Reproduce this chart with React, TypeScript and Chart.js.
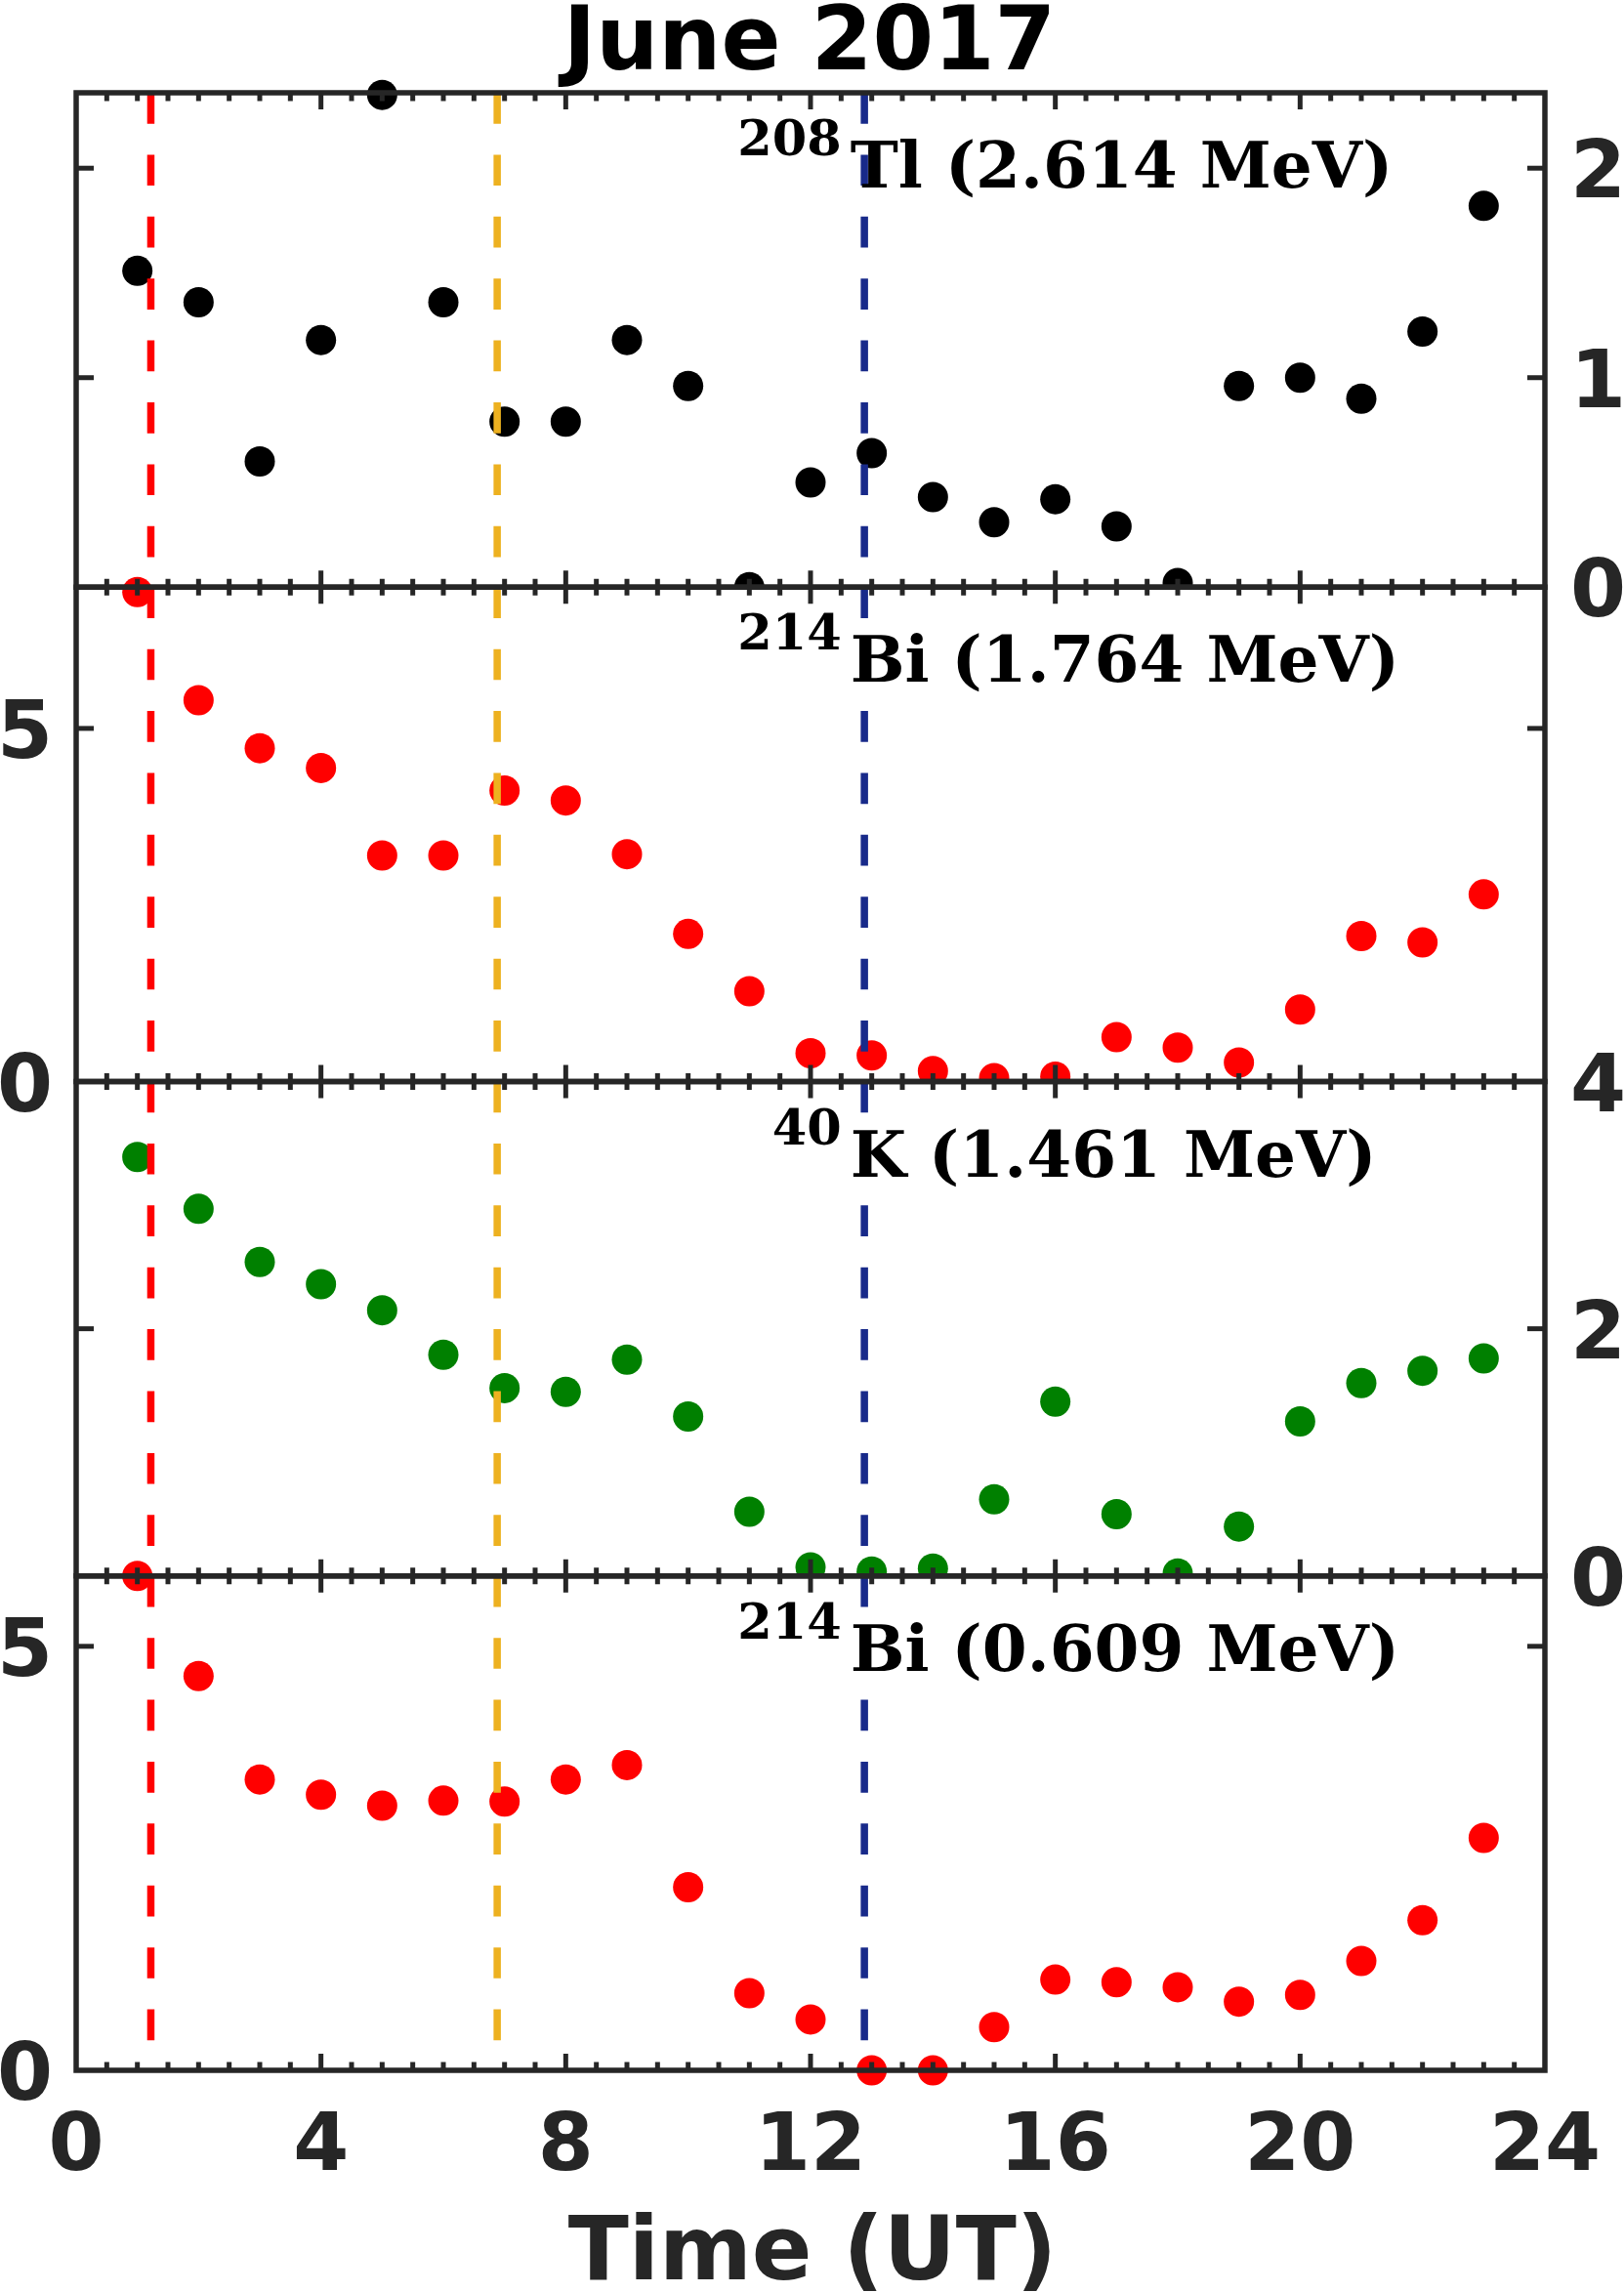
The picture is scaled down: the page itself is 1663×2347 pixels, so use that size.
import { useEffect, useRef } from "react"
import { Chart, registerables } from "chart.js"

Chart.register(...registerables)

// Hour of the day (UT)
const hours = [1, 2, 3, 4, 5, 6, 7, 8, 9, 10, 11, 12, 13, 14, 15, 16, 17, 18, 19, 20, 21, 22, 23]

// Values
const tl208 = [1.51, 1.36, 0.6, 1.18, 2.35, 1.36, 0.79, 0.79, 1.18, 0.96, 0.0, 0.5, 0.64, 0.43, 0.31, 0.42, 0.29, 0.02, 0.96, 1.0, 0.9, 1.22, 1.82]
const bi214High = [6.93, 5.4, 4.72, 4.44, 3.2, 3.2, 4.12, 3.98, 3.22, 2.09, 1.28, 0.4, 0.37, 0.15, 0.05, 0.07, 0.63, 0.48, 0.27, 1.02, 2.06, 1.97, 2.65]
const k40 = [3.39, 2.97, 2.54, 2.36, 2.15, 1.79, 1.52, 1.49, 1.75, 1.29, 0.52, 0.07, 0.035, 0.06, 0.62, 1.41, 0.5, 0.02, 0.4, 1.25, 1.56, 1.66, 1.76]
const bi214Low = [5.83, 4.65, 3.43, 3.25, 3.12, 3.18, 3.17, 3.43, 3.6, 2.16, 0.91, 0.6, 0.0, 0.0, 0.51, 1.07, 1.04, 0.98, 0.81, 0.89, 1.29, 1.77, 2.74]

// y ticks per panel
const tlTicks = [0, 1, 2]
const biHighTicks = [0, 5]
const kTicks = [0, 2, 4]
const biLowTicks = [0, 5]

// x ticks
const xTicks = [0, 4, 8, 12, 16, 20, 24]

// dashed event markers (UT)
const eventTimes = [1.22, 6.88, 12.88]
const eventColors = ["#ff0000", "#edb120", "#182a8a"]

const AXIS = "#262626"

const panels = [
  { id: "yTl", data: tl208, max: 2.36, ticks: tlTicks, side: "right", color: "#000000", mass: "208", name: "Tl (2.614 MeV)" },
  { id: "yBiHigh", data: bi214High, max: 7, ticks: biHighTicks, side: "left", color: "#ff0000", mass: "214", name: "Bi (1.764 MeV)" },
  { id: "yK", data: k40, max: 4, ticks: kTicks, side: "right", color: "#008000", mass: "40", name: "K (1.461 MeV)" },
  { id: "yBiLow", data: bi214Low, max: 5.83, ticks: biLowTicks, side: "left", color: "#ff0000", mass: "214", name: "Bi (0.609 MeV)" },
]

const framePlugin = {
  id: "framePlugin",
  afterDatasetsDraw(chart: any) {
    const ctx: CanvasRenderingContext2D = chart.ctx
    const xs = chart.scales.x
    const left = xs.left
    const right = xs.right

    const line = (x1: number, y1: number, x2: number, y2: number) => {
      ctx.beginPath()
      ctx.moveTo(x1, y1)
      ctx.lineTo(x2, y2)
      ctx.stroke()
    }

    ctx.save()

    // dashed vertical lines, restarted in every panel
    ctx.lineWidth = 7.5
    ctx.lineCap = "butt"
    ctx.setLineDash([31.7, 31.7])
    panels.forEach((p) => {
      const ys = chart.scales[p.id]
      eventTimes.forEach((t, i) => {
        const px = xs.getPixelForValue(t)
        ctx.strokeStyle = eventColors[i]
        line(px, ys.top, px, ys.bottom)
      })
    })
    ctx.setLineDash([])

    // frames and inward ticks
    ctx.strokeStyle = AXIS
    panels.forEach((p) => {
      const ys = chart.scales[p.id]
      const top = ys.top
      const bottom = ys.bottom
      ctx.lineWidth = 5
      for (let v = 0.5; v < 24; v += 0.5) {
        const px = xs.getPixelForValue(v)
        const len = v % 4 === 0 ? 17 : 8.5
        line(px, top, px, top + len)
        line(px, bottom, px, bottom - len)
      }
      p.ticks.forEach((v) => {
        if (v <= ys.min || v >= ys.max) return
        const py = ys.getPixelForValue(v)
        line(left, py, left + 18, py)
        line(right, py, right - 18, py)
      })
      ctx.lineWidth = 5.5
      ctx.strokeRect(left, top, right - left, bottom - top)
    })

    // y tick labels
    ctx.fillStyle = AXIS
    ctx.font = "bold 82px 'DejaVu Sans'"
    ctx.textBaseline = "alphabetic"
    panels.forEach((p) => {
      const ys = chart.scales[p.id]
      p.ticks.forEach((v) => {
        const py = ys.getPixelForValue(v) + 30
        if (p.side === "right") {
          ctx.textAlign = "left"
          ctx.fillText(String(v), right + 26, py)
        } else {
          ctx.textAlign = "right"
          ctx.fillText(String(v), left - 24, py)
        }
      })
    })

    // x tick labels
    const bottomPanel = chart.scales[panels[panels.length - 1].id]
    ctx.textAlign = "center"
    xTicks.forEach((v) => {
      ctx.fillText(String(v), xs.getPixelForValue(v), bottomPanel.bottom + 102)
    })

    // axis title and figure title
    const mid = (left + right) / 2
    ctx.font = "bold 91px 'DejaVu Sans'"
    ctx.fillText("Time (UT)", mid + 2, bottomPanel.bottom + 214)
    ctx.fillStyle = "#000000"
    ctx.font = "bold 90px 'DejaVu Sans'"
    ctx.fillText("June 2017", mid - 1, xs.top - 24)

    // isotope labels
    const anchor = xs.getPixelForValue(12.65)
    panels.forEach((p) => {
      const ys = chart.scales[p.id]
      const base = ys.top + 97
      ctx.fillStyle = "#000000"
      ctx.font = "bold 66px 'DejaVu Serif'"
      ctx.textAlign = "left"
      ctx.fillText(p.name, anchor, base)
      ctx.font = "bold 51px 'DejaVu Serif'"
      ctx.textAlign = "right"
      ctx.fillText(p.mass, anchor - 9, base - 33)
    })

    ctx.restore()
  },
}

export default function App() {
  const chartRef = useRef<HTMLCanvasElement>(null)
  const chartInstance = useRef<Chart | null>(null)

  useEffect(() => {
    if (!chartRef.current) return

    if (chartInstance.current) {
      chartInstance.current.destroy()
    }

    const ctx = chartRef.current.getContext("2d")
    if (!ctx) return

    const scales: any = {
      x: { type: "linear", position: "top", display: false, min: 0, max: 24 },
    }
    panels.forEach((p) => {
      scales[p.id] = {
        type: "linear",
        position: "right",
        stack: "panels",
        stackWeight: 1,
        display: false,
        min: 0,
        max: p.max,
      }
    })

    chartInstance.current = new Chart(ctx, {
      type: "scatter",
      data: {
        datasets: panels.map((p, i) => ({
          label: p.name,
          data: hours.map((h, j) => ({ x: h, y: p.data[j] })),
          xAxisID: "x",
          yAxisID: p.id,
          backgroundColor: p.color,
          borderColor: p.color,
          borderWidth: 0,
          pointRadius: 15.5,
          pointHoverRadius: 15.5,
          clip: i === panels.length - 1 ? false : { left: false, top: false, right: false, bottom: 0 },
        })),
      },
      options: {
        animation: false,
        responsive: true,
        maintainAspectRatio: false,
        devicePixelRatio: 1,
        events: [],
        layout: { padding: { left: 78, right: 81, top: 95, bottom: 227 } },
        plugins: {
          legend: { display: false },
          tooltip: { enabled: false },
        },
        scales,
      },
      plugins: [framePlugin],
    } as any)

    return () => {
      if (chartInstance.current) {
        chartInstance.current.destroy()
        chartInstance.current = null
      }
    }
  }, [])

  return (
    <div style={{ position: "absolute", left: 0, top: 0, width: 1663, height: 2347, background: "#ffffff" }}>
      <canvas ref={chartRef} />
    </div>
  )
}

□ □ □

■ What is required:
Repeat the material above in full and exactly, apart from the pictures.

■ Answer to the problem:
Reproduce this chart with React, TypeScript and Chart.js.
The picture is scaled down: the page itself is 1663×2347 pixels, so use that size.
import { useEffect, useRef } from "react"
import { Chart, registerables } from "chart.js"

Chart.register(...registerables)

// Hour of the day (UT)
const hours = [1, 2, 3, 4, 5, 6, 7, 8, 9, 10, 11, 12, 13, 14, 15, 16, 17, 18, 19, 20, 21, 22, 23]

// Values
const tl208 = [1.51, 1.36, 0.6, 1.18, 2.35, 1.36, 0.79, 0.79, 1.18, 0.96, 0.0, 0.5, 0.64, 0.43, 0.31, 0.42, 0.29, 0.02, 0.96, 1.0, 0.9, 1.22, 1.82]
const bi214High = [6.93, 5.4, 4.72, 4.44, 3.2, 3.2, 4.12, 3.98, 3.22, 2.09, 1.28, 0.4, 0.37, 0.15, 0.05, 0.07, 0.63, 0.48, 0.27, 1.02, 2.06, 1.97, 2.65]
const k40 = [3.39, 2.97, 2.54, 2.36, 2.15, 1.79, 1.52, 1.49, 1.75, 1.29, 0.52, 0.07, 0.035, 0.06, 0.62, 1.41, 0.5, 0.02, 0.4, 1.25, 1.56, 1.66, 1.76]
const bi214Low = [5.83, 4.65, 3.43, 3.25, 3.12, 3.18, 3.17, 3.43, 3.6, 2.16, 0.91, 0.6, 0.0, 0.0, 0.51, 1.07, 1.04, 0.98, 0.81, 0.89, 1.29, 1.77, 2.74]

// y ticks per panel
const tlTicks = [0, 1, 2]
const biHighTicks = [0, 5]
const kTicks = [0, 2, 4]
const biLowTicks = [0, 5]

// x ticks
const xTicks = [0, 4, 8, 12, 16, 20, 24]

// dashed event markers (UT)
const eventTimes = [1.22, 6.88, 12.88]
const eventColors = ["#ff0000", "#edb120", "#182a8a"]

const AXIS = "#262626"

const panels = [
  { id: "yTl", data: tl208, max: 2.36, ticks: tlTicks, side: "right", color: "#000000", mass: "208", name: "Tl (2.614 MeV)" },
  { id: "yBiHigh", data: bi214High, max: 7, ticks: biHighTicks, side: "left", color: "#ff0000", mass: "214", name: "Bi (1.764 MeV)" },
  { id: "yK", data: k40, max: 4, ticks: kTicks, side: "right", color: "#008000", mass: "40", name: "K (1.461 MeV)" },
  { id: "yBiLow", data: bi214Low, max: 5.83, ticks: biLowTicks, side: "left", color: "#ff0000", mass: "214", name: "Bi (0.609 MeV)" },
]

const framePlugin = {
  id: "framePlugin",
  afterDatasetsDraw(chart: any) {
    const ctx: CanvasRenderingContext2D = chart.ctx
    const xs = chart.scales.x
    const left = xs.left
    const right = xs.right

    const line = (x1: number, y1: number, x2: number, y2: number) => {
      ctx.beginPath()
      ctx.moveTo(x1, y1)
      ctx.lineTo(x2, y2)
      ctx.stroke()
    }

    ctx.save()

    // dashed vertical lines, restarted in every panel
    ctx.lineWidth = 7.5
    ctx.lineCap = "butt"
    ctx.setLineDash([31.7, 31.7])
    panels.forEach((p) => {
      const ys = chart.scales[p.id]
      eventTimes.forEach((t, i) => {
        const px = xs.getPixelForValue(t)
        ctx.strokeStyle = eventColors[i]
        line(px, ys.top, px, ys.bottom)
      })
    })
    ctx.setLineDash([])

    // frames and inward ticks
    ctx.strokeStyle = AXIS
    panels.forEach((p) => {
      const ys = chart.scales[p.id]
      const top = ys.top
      const bottom = ys.bottom
      ctx.lineWidth = 5
      for (let v = 0.5; v < 24; v += 0.5) {
        const px = xs.getPixelForValue(v)
        const len = v % 4 === 0 ? 17 : 8.5
        line(px, top, px, top + len)
        line(px, bottom, px, bottom - len)
      }
      p.ticks.forEach((v) => {
        if (v <= ys.min || v >= ys.max) return
        const py = ys.getPixelForValue(v)
        line(left, py, left + 18, py)
        line(right, py, right - 18, py)
      })
      ctx.lineWidth = 5.5
      ctx.strokeRect(left, top, right - left, bottom - top)
    })

    // y tick labels
    ctx.fillStyle = AXIS
    ctx.font = "bold 82px 'DejaVu Sans'"
    ctx.textBaseline = "alphabetic"
    panels.forEach((p) => {
      const ys = chart.scales[p.id]
      p.ticks.forEach((v) => {
        const py = ys.getPixelForValue(v) + 30
        if (p.side === "right") {
          ctx.textAlign = "left"
          ctx.fillText(String(v), right + 26, py)
        } else {
          ctx.textAlign = "right"
          ctx.fillText(String(v), left - 24, py)
        }
      })
    })

    // x tick labels
    const bottomPanel = chart.scales[panels[panels.length - 1].id]
    ctx.textAlign = "center"
    xTicks.forEach((v) => {
      ctx.fillText(String(v), xs.getPixelForValue(v), bottomPanel.bottom + 102)
    })

    // axis title and figure title
    const mid = (left + right) / 2
    ctx.font = "bold 91px 'DejaVu Sans'"
    ctx.fillText("Time (UT)", mid + 2, bottomPanel.bottom + 214)
    ctx.fillStyle = "#000000"
    ctx.font = "bold 90px 'DejaVu Sans'"
    ctx.fillText("June 2017", mid - 1, xs.top - 24)

    // isotope labels
    const anchor = xs.getPixelForValue(12.65)
    panels.forEach((p) => {
      const ys = chart.scales[p.id]
      const base = ys.top + 97
      ctx.fillStyle = "#000000"
      ctx.font = "bold 66px 'DejaVu Serif'"
      ctx.textAlign = "left"
      ctx.fillText(p.name, anchor, base)
      ctx.font = "bold 51px 'DejaVu Serif'"
      ctx.textAlign = "right"
      ctx.fillText(p.mass, anchor - 9, base - 33)
    })

    ctx.restore()
  },
}

export default function App() {
  const chartRef = useRef<HTMLCanvasElement>(null)
  const chartInstance = useRef<Chart | null>(null)

  useEffect(() => {
    if (!chartRef.current) return

    if (chartInstance.current) {
      chartInstance.current.destroy()
    }

    const ctx = chartRef.current.getContext("2d")
    if (!ctx) return

    const scales: any = {
      x: { type: "linear", position: "top", display: false, min: 0, max: 24 },
    }
    panels.forEach((p) => {
      scales[p.id] = {
        type: "linear",
        position: "right",
        stack: "panels",
        stackWeight: 1,
        display: false,
        min: 0,
        max: p.max,
      }
    })

    chartInstance.current = new Chart(ctx, {
      type: "scatter",
      data: {
        datasets: panels.map((p, i) => ({
          label: p.name,
          data: hours.map((h, j) => ({ x: h, y: p.data[j] })),
          xAxisID: "x",
          yAxisID: p.id,
          backgroundColor: p.color,
          borderColor: p.color,
          borderWidth: 0,
          pointRadius: 15.5,
          pointHoverRadius: 15.5,
          clip: i === panels.length - 1 ? false : { left: false, top: false, right: false, bottom: 0 },
        })),
      },
      options: {
        animation: false,
        responsive: true,
        maintainAspectRatio: false,
        devicePixelRatio: 1,
        events: [],
        layout: { padding: { left: 78, right: 81, top: 95, bottom: 227 } },
        plugins: {
          legend: { display: false },
          tooltip: { enabled: false },
        },
        scales,
      },
      plugins: [framePlugin],
    } as any)

    return () => {
      if (chartInstance.current) {
        chartInstance.current.destroy()
        chartInstance.current = null
      }
    }
  }, [])

  return (
    <div style={{ position: "absolute", left: 0, top: 0, width: 1663, height: 2347, background: "#ffffff" }}>
      <canvas ref={chartRef} />
    </div>
  )
}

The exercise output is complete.